You boil eggs. You peel eggs. You put eggs in a mug. You mash them with a fork such that they’re still kinda chunky. Add butter and salt, sometimes pepper, and eat with a spoon, on the couch, under a comforter.
No special food cravings when I have a run-of-the-mill cold / bronchitis, though I may use them as an excuse to indulge in “throat medicine” (ice cream) because it does feel good going down a sore throat.
If I’m generally feeling under the weather - particularly lousy sleep, or queasy, or whatever, I want tea. Hot tea, that is; it’s a pretty good sign that I’m feeling sick if you see me making hot tea. And I make it with sugar (iced tea, I usually use fake stuff) - because my body seems to crave the energy. Note that I’m usually not consuming much else when this is going on. A recent bout of norovirus had me drinking several mugs of hot tea - I nearly yelled at my husband because he kept bringing me half-full mugs :(. I’ll also go for something like sorbet if we have it. With the noro, once my digestive system stopped thinking it was bullet-train-ride-to-hell, I ate broth and rice noodles.
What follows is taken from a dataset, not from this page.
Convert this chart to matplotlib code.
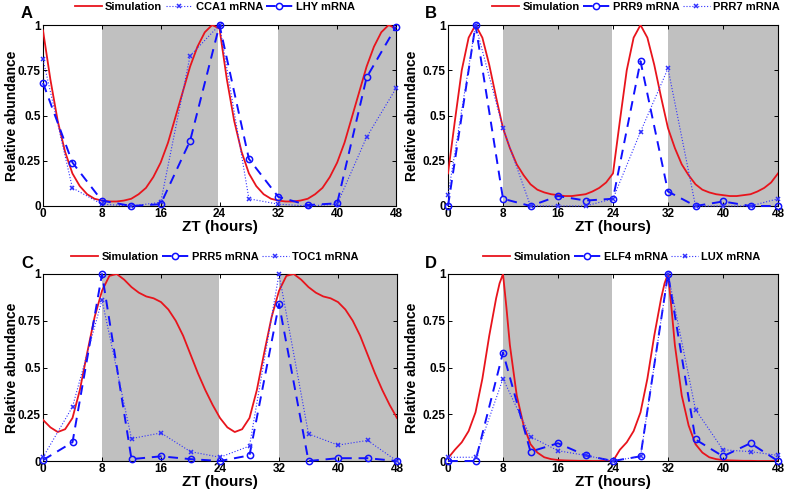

We had a thread about egg cups here a few months back. I never use ‘em because I need at least two eggs for a proper breakfast. The Ukulele Lady loves them, though.
Leaffan has the right picture, but I make things a bit easier by making a crack with a spoon around the diameter of the soft-boiled egg, separating the halves with my thumbs — keeping the soft yolk unbroken in one half — then spooning the egg out of the shell into the bowl (over the buttered toast). Then you cut the eggs over the toast with the side of the spoon and let the yolk mingle with the toast. Add salt and pepper.
Much quicker and easier than trying to pick the whole damn shell off a delicate soft-boiled egg.
If it’s a head or chest cold, there’s a pho restaurant about a half hour away that’s worth going to to clear the nose and chest…pho is powerful medicine when it’s ordered extra spicy…
For fever, ginger ale and ice cream floats, lotsa water and saltines…
Chicken noodle soup, and lots of hot tea with honey and lemon. (Whiskey is optional, but always welcome)
The chicken/turkey is a hind quarter of each, so there’s them bones, but the rest is salt-cured pork: a couple of bones, a small section of ribs, a cube of fat and a square of skin. They’re crusty with salt that has to be removed by soaking or washing under hot running water.